### SUPPLIED INFORMATION

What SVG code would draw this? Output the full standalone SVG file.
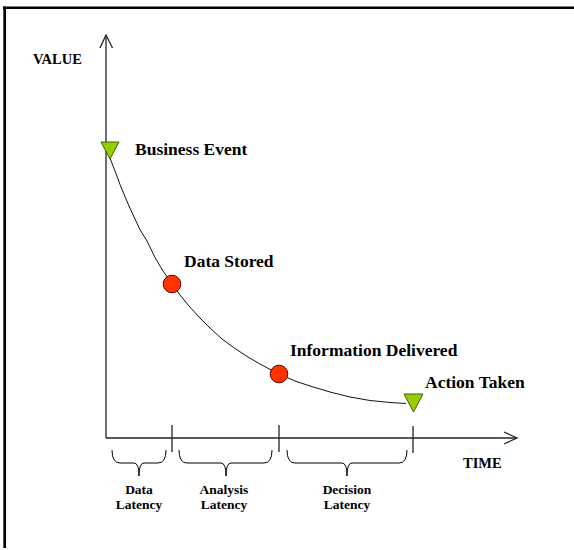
<svg xmlns="http://www.w3.org/2000/svg" width="574" height="550" viewBox="0 0 574 550">
<style>
.t{font-family:"Liberation Serif","Times New Roman",serif;font-weight:bold;fill:#000}
.big{font-size:17.5px}
.ax{font-size:14.5px}
.sm{font-size:13.5px}
.line{fill:none;stroke:#222;stroke-width:1.3}
.brace{fill:none;stroke:#000;stroke-width:1}
.tri{fill:#99CC00;stroke:#336600;stroke-width:1}
.dot{fill:#FF3300;stroke:#660000;stroke-width:1}
</style>
<rect x="0" y="0" width="574" height="550" fill="#ffffff"/>
<g id="frame">
<line x1="3" y1="7.8" x2="574" y2="7.8" stroke="#000" stroke-width="2.6"/>
<line x1="4.7" y1="6.5" x2="4.7" y2="548" stroke="#000" stroke-width="2.7"/>
</g>
<g id="axes">
<line class="line" x1="106" y1="36" x2="106" y2="438"/>
<path class="line" d="M100,48 L106,35 L112.5,48"/>
<line class="line" x1="106" y1="438" x2="516" y2="438"/>
<path class="line" d="M504,432 L517,438 L504,444"/>
<line class="line" x1="172" y1="425" x2="172" y2="452"/>
<line class="line" x1="279" y1="425" x2="279" y2="452"/>
<line class="line" x1="413" y1="426" x2="413" y2="453"/>
<text class="t ax" x="33" y="64">VALUE</text>
<text class="t ax" x="463" y="468">TIME</text>
</g>
<g id="connectors">
<path fill="none" stroke="#111" stroke-width="1" stroke-linejoin="round" d="M110,158 L113,166 L116,173.5 L120,184.6 L125,196.6 L130,208.3 L140,229.7 L147,241 L155,257.5 L163,271 L172,284 L180,295 L190,307.2 L200,318 L210,328 L222,339 L235,348.5 L248,357 L260,364 L279,374 L295,381 L310,386 L330,392 L350,397 L370,400.5 L390,402.5 L406,403.5"/>
</g>
<g id="business-event">
<polygon class="tri" points="101,142 119,142 110,159"/>
<text class="t big" x="135" y="155">Business Event</text>
</g>
<g id="data-stored">
<circle class="dot" cx="172" cy="284" r="8.8"/>
<text class="t big" x="184" y="267">Data Stored</text>
</g>
<g id="information-delivered">
<circle class="dot" cx="279" cy="374" r="8.8"/>
<text class="t big" x="290" y="356">Information Delivered</text>
</g>
<g id="action-taken">
<polygon class="tri" points="404,394 423,394 413.5,412"/>
<text class="t big" x="425" y="388">Action Taken</text>
</g>
<g id="data-latency">
<path class="brace" d="M112,450 Q112,463 120,463 L134,463 Q139,463 139,476 Q139,463 144,463 L158,463 Q166,463 166,450"/>
<text class="t sm" x="139" y="494" text-anchor="middle">Data</text>
<text class="t sm" x="139" y="509" text-anchor="middle">Latency</text>
</g>
<g id="analysis-latency">
<path class="brace" d="M179,450 Q179,463 187,463 L221,463 Q226,463 226,476 Q226,463 231,463 L264,463 Q272,463 272,450"/>
<text class="t sm" x="224" y="494" text-anchor="middle">Analysis</text>
<text class="t sm" x="224" y="509" text-anchor="middle">Latency</text>
</g>
<g id="decision-latency">
<path class="brace" d="M287,450 Q287,463 295,463 L342,463 Q347,463 347,476 Q347,463 352,463 L399,463 Q407,463 407,450"/>
<text class="t sm" x="347" y="494" text-anchor="middle">Decision</text>
<text class="t sm" x="347" y="509" text-anchor="middle">Latency</text>
</g>
</svg>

### OBJECTIVE
Using the material above, return every line exactly as it appears, minus the pictures.

### SOLUTION TO THE PROBLEM
What SVG code would draw this? Output the full standalone SVG file.
<svg xmlns="http://www.w3.org/2000/svg" width="574" height="550" viewBox="0 0 574 550">
<style>
.t{font-family:"Liberation Serif","Times New Roman",serif;font-weight:bold;fill:#000}
.big{font-size:17.5px}
.ax{font-size:14.5px}
.sm{font-size:13.5px}
.line{fill:none;stroke:#222;stroke-width:1.3}
.brace{fill:none;stroke:#000;stroke-width:1}
.tri{fill:#99CC00;stroke:#336600;stroke-width:1}
.dot{fill:#FF3300;stroke:#660000;stroke-width:1}
</style>
<rect x="0" y="0" width="574" height="550" fill="#ffffff"/>
<g id="frame">
<line x1="3" y1="7.8" x2="574" y2="7.8" stroke="#000" stroke-width="2.6"/>
<line x1="4.7" y1="6.5" x2="4.7" y2="548" stroke="#000" stroke-width="2.7"/>
</g>
<g id="axes">
<line class="line" x1="106" y1="36" x2="106" y2="438"/>
<path class="line" d="M100,48 L106,35 L112.5,48"/>
<line class="line" x1="106" y1="438" x2="516" y2="438"/>
<path class="line" d="M504,432 L517,438 L504,444"/>
<line class="line" x1="172" y1="425" x2="172" y2="452"/>
<line class="line" x1="279" y1="425" x2="279" y2="452"/>
<line class="line" x1="413" y1="426" x2="413" y2="453"/>
<text class="t ax" x="33" y="64">VALUE</text>
<text class="t ax" x="463" y="468">TIME</text>
</g>
<g id="connectors">
<path fill="none" stroke="#111" stroke-width="1" stroke-linejoin="round" d="M110,158 L113,166 L116,173.5 L120,184.6 L125,196.6 L130,208.3 L140,229.7 L147,241 L155,257.5 L163,271 L172,284 L180,295 L190,307.2 L200,318 L210,328 L222,339 L235,348.5 L248,357 L260,364 L279,374 L295,381 L310,386 L330,392 L350,397 L370,400.5 L390,402.5 L406,403.5"/>
</g>
<g id="business-event">
<polygon class="tri" points="101,142 119,142 110,159"/>
<text class="t big" x="135" y="155">Business Event</text>
</g>
<g id="data-stored">
<circle class="dot" cx="172" cy="284" r="8.8"/>
<text class="t big" x="184" y="267">Data Stored</text>
</g>
<g id="information-delivered">
<circle class="dot" cx="279" cy="374" r="8.8"/>
<text class="t big" x="290" y="356">Information Delivered</text>
</g>
<g id="action-taken">
<polygon class="tri" points="404,394 423,394 413.5,412"/>
<text class="t big" x="425" y="388">Action Taken</text>
</g>
<g id="data-latency">
<path class="brace" d="M112,450 Q112,463 120,463 L134,463 Q139,463 139,476 Q139,463 144,463 L158,463 Q166,463 166,450"/>
<text class="t sm" x="139" y="494" text-anchor="middle">Data</text>
<text class="t sm" x="139" y="509" text-anchor="middle">Latency</text>
</g>
<g id="analysis-latency">
<path class="brace" d="M179,450 Q179,463 187,463 L221,463 Q226,463 226,476 Q226,463 231,463 L264,463 Q272,463 272,450"/>
<text class="t sm" x="224" y="494" text-anchor="middle">Analysis</text>
<text class="t sm" x="224" y="509" text-anchor="middle">Latency</text>
</g>
<g id="decision-latency">
<path class="brace" d="M287,450 Q287,463 295,463 L342,463 Q347,463 347,476 Q347,463 352,463 L399,463 Q407,463 407,450"/>
<text class="t sm" x="347" y="494" text-anchor="middle">Decision</text>
<text class="t sm" x="347" y="509" text-anchor="middle">Latency</text>
</g>
</svg>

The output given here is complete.